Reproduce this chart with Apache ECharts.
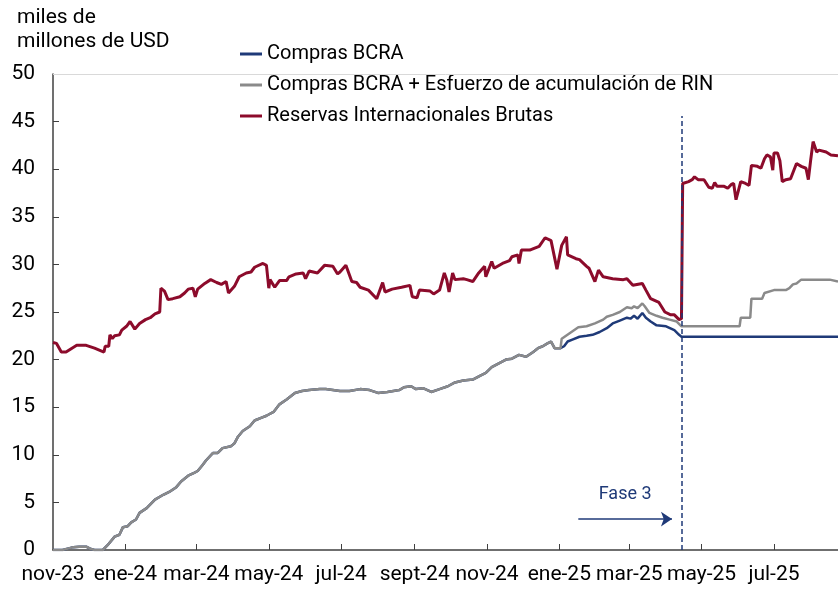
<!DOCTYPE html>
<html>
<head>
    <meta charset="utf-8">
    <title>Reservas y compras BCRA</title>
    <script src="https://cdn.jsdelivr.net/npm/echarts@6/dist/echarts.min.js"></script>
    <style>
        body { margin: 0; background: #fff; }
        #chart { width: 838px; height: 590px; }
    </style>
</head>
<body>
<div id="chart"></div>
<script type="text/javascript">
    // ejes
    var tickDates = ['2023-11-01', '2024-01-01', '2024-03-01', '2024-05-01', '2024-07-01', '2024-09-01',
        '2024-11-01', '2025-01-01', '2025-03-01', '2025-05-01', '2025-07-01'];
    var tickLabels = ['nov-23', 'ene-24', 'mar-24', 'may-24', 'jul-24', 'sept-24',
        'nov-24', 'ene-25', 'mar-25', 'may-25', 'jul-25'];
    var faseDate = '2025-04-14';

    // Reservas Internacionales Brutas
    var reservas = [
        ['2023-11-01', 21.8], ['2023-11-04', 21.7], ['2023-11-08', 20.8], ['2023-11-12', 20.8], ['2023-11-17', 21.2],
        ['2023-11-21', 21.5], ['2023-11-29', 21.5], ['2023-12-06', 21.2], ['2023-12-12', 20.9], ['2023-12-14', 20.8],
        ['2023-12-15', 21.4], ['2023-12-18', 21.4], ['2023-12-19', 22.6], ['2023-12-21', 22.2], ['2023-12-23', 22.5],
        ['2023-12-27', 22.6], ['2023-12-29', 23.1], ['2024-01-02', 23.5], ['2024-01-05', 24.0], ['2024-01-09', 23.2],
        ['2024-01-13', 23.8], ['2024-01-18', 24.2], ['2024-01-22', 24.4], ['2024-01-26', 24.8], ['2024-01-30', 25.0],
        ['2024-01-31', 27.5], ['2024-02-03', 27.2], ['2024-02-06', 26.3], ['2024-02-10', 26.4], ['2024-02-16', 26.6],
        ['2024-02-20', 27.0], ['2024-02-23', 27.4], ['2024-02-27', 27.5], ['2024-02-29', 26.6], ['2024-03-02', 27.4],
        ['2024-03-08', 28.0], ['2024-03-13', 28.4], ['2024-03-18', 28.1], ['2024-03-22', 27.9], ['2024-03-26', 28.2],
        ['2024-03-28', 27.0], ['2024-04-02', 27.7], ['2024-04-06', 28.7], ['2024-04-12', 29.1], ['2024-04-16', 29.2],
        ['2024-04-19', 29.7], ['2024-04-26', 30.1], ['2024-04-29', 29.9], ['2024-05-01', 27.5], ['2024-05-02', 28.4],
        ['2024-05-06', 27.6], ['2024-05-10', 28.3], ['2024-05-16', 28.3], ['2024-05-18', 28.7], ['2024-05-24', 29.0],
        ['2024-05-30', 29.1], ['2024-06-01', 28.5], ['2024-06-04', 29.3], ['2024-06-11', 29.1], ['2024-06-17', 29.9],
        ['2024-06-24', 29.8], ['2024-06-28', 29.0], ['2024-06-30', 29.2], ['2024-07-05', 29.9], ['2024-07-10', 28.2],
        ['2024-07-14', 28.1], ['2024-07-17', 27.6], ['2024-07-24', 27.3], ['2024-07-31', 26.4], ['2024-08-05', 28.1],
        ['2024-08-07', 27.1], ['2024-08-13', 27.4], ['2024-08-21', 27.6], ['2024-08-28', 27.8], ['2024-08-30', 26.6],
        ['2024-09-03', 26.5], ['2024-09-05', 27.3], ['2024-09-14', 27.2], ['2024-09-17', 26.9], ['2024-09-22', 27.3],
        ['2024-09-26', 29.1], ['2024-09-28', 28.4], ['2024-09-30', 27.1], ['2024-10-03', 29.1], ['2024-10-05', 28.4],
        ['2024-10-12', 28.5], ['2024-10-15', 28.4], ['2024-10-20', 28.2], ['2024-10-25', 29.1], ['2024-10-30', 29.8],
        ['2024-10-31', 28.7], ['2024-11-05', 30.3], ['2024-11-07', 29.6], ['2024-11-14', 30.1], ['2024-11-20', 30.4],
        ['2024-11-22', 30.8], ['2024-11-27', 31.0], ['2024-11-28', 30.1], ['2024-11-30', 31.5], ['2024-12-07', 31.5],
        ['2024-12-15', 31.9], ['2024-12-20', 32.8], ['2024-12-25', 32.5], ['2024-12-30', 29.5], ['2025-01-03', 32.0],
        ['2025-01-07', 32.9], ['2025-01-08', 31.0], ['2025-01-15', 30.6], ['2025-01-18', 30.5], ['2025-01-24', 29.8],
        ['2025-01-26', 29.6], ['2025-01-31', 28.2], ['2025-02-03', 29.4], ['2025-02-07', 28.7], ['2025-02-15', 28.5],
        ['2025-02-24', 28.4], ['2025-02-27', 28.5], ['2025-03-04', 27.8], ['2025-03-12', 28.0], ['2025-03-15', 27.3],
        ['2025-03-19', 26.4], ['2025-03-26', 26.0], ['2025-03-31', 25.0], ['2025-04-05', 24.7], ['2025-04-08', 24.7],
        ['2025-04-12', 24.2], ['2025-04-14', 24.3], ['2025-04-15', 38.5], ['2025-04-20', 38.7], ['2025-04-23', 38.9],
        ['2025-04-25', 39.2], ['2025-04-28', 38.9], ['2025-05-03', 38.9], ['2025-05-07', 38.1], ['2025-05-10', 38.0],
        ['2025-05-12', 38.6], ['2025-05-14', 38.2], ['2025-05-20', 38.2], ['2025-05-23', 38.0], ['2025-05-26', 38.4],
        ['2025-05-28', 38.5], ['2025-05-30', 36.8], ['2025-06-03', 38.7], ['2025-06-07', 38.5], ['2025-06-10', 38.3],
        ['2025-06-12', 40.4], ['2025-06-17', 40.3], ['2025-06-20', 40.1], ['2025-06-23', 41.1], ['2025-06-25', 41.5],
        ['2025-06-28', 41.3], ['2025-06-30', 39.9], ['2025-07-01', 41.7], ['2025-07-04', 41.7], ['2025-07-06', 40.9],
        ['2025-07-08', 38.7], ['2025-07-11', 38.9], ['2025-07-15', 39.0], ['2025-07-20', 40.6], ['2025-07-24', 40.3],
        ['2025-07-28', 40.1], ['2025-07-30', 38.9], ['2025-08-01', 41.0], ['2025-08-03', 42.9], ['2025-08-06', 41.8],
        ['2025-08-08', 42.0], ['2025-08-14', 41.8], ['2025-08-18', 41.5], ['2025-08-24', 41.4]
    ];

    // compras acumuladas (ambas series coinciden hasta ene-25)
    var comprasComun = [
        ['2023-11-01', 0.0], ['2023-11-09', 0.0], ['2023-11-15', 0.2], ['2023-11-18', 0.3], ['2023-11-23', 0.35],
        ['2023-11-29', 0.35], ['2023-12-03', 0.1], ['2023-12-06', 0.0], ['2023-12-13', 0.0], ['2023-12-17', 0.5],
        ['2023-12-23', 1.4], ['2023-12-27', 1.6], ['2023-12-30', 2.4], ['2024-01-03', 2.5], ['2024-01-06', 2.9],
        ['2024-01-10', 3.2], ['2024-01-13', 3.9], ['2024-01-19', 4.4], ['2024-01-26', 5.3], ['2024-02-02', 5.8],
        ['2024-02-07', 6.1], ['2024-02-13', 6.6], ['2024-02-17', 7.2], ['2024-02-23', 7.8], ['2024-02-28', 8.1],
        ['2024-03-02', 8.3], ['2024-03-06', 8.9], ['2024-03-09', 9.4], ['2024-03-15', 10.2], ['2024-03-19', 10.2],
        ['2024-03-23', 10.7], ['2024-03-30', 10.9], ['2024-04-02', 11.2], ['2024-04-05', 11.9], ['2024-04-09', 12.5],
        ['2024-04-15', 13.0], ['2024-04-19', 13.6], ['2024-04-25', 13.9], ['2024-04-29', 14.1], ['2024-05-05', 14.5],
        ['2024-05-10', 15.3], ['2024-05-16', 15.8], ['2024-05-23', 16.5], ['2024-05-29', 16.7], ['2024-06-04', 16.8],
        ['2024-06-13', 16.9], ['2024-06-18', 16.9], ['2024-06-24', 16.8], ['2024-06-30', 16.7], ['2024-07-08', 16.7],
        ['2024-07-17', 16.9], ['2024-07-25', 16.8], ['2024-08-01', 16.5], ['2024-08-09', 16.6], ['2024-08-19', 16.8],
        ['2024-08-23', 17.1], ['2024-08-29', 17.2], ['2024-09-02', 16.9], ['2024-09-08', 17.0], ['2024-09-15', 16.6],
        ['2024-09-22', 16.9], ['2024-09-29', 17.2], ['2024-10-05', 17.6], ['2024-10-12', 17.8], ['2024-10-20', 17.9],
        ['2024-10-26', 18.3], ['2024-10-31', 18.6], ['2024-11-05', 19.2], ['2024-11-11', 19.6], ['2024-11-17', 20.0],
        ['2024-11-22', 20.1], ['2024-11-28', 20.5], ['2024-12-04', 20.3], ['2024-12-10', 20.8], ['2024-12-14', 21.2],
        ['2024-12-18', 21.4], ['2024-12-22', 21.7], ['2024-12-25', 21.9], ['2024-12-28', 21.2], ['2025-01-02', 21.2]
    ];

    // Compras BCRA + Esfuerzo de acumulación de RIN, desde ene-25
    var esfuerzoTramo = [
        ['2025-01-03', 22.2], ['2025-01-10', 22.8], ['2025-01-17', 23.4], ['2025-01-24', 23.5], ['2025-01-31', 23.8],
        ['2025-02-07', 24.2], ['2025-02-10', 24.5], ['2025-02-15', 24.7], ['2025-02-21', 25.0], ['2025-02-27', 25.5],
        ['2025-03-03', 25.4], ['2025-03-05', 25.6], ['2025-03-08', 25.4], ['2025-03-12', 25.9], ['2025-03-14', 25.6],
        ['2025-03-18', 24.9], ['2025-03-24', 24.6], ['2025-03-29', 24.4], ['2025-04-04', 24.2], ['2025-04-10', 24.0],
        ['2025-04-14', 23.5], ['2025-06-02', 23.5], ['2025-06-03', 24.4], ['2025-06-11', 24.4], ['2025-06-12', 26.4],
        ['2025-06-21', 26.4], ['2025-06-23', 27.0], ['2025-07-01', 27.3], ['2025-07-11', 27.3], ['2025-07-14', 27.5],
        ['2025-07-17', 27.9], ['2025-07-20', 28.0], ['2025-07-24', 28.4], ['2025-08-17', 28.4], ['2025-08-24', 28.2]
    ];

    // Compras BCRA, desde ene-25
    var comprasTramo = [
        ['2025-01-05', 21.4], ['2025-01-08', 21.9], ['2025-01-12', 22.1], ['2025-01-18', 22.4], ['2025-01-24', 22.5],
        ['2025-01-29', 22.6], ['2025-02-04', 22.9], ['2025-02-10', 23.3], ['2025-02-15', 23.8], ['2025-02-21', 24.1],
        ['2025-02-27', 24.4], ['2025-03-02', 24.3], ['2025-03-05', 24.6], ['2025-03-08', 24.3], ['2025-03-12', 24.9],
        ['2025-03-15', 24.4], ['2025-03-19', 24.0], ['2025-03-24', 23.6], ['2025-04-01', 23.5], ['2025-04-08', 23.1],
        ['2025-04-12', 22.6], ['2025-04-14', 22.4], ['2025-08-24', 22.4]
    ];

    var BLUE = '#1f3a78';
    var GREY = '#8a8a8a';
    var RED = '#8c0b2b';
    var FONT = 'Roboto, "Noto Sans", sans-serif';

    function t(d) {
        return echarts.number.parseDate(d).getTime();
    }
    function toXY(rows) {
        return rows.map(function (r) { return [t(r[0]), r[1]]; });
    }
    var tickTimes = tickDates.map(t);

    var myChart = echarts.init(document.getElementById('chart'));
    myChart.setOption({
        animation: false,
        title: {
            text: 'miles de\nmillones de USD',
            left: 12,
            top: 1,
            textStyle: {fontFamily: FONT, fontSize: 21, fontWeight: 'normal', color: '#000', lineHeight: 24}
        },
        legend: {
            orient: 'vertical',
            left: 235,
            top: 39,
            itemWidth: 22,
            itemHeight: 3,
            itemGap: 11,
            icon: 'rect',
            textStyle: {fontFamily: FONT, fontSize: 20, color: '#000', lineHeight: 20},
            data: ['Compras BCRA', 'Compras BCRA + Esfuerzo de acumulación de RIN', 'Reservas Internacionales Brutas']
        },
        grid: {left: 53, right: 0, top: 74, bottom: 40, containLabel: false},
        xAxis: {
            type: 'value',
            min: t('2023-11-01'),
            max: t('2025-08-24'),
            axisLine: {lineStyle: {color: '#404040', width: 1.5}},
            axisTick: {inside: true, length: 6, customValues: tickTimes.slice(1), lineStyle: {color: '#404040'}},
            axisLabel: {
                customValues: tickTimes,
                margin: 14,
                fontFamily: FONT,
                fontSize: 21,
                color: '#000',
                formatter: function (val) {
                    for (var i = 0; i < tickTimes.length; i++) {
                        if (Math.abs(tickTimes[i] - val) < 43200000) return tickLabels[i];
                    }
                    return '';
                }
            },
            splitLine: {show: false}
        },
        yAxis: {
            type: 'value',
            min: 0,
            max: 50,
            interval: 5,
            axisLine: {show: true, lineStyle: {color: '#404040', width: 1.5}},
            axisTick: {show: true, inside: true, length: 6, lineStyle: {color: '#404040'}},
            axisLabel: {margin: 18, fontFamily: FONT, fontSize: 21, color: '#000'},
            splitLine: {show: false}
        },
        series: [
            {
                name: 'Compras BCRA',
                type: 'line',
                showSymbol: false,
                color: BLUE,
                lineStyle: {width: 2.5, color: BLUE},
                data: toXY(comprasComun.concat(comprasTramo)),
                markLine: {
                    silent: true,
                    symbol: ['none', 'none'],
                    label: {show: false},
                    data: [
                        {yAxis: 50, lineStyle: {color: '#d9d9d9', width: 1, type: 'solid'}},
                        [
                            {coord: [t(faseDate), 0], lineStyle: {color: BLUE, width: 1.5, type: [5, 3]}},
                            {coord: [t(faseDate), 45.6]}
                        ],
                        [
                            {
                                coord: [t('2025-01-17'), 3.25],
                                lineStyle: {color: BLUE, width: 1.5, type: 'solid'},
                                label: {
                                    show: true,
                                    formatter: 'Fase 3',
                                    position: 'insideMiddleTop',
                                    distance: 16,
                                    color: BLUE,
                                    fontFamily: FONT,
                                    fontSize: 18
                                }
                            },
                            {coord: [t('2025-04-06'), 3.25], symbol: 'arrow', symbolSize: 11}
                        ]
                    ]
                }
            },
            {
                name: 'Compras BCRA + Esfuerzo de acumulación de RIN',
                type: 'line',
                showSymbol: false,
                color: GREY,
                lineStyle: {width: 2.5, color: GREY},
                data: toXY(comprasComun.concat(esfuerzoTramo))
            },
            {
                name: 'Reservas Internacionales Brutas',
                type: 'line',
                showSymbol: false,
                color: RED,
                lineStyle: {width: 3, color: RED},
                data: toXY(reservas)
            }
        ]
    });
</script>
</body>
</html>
^^^^^^^^^^^^^^^^
▸ **REQUIREMENTS**
From the top of the listing above, repeat each line exactly until you reach the line containing "var faseDate = '2025-04-14';", and repeat that one too. Leave the pictures out.

▸ **SOLVED PROBLEM**
Reproduce this chart with Apache ECharts.
<!DOCTYPE html>
<html>
<head>
    <meta charset="utf-8">
    <title>Reservas y compras BCRA</title>
    <script src="https://cdn.jsdelivr.net/npm/echarts@6/dist/echarts.min.js"></script>
    <style>
        body { margin: 0; background: #fff; }
        #chart { width: 838px; height: 590px; }
    </style>
</head>
<body>
<div id="chart"></div>
<script type="text/javascript">
    // ejes
    var tickDates = ['2023-11-01', '2024-01-01', '2024-03-01', '2024-05-01', '2024-07-01', '2024-09-01',
        '2024-11-01', '2025-01-01', '2025-03-01', '2025-05-01', '2025-07-01'];
    var tickLabels = ['nov-23', 'ene-24', 'mar-24', 'may-24', 'jul-24', 'sept-24',
        'nov-24', 'ene-25', 'mar-25', 'may-25', 'jul-25'];
    var faseDate = '2025-04-14';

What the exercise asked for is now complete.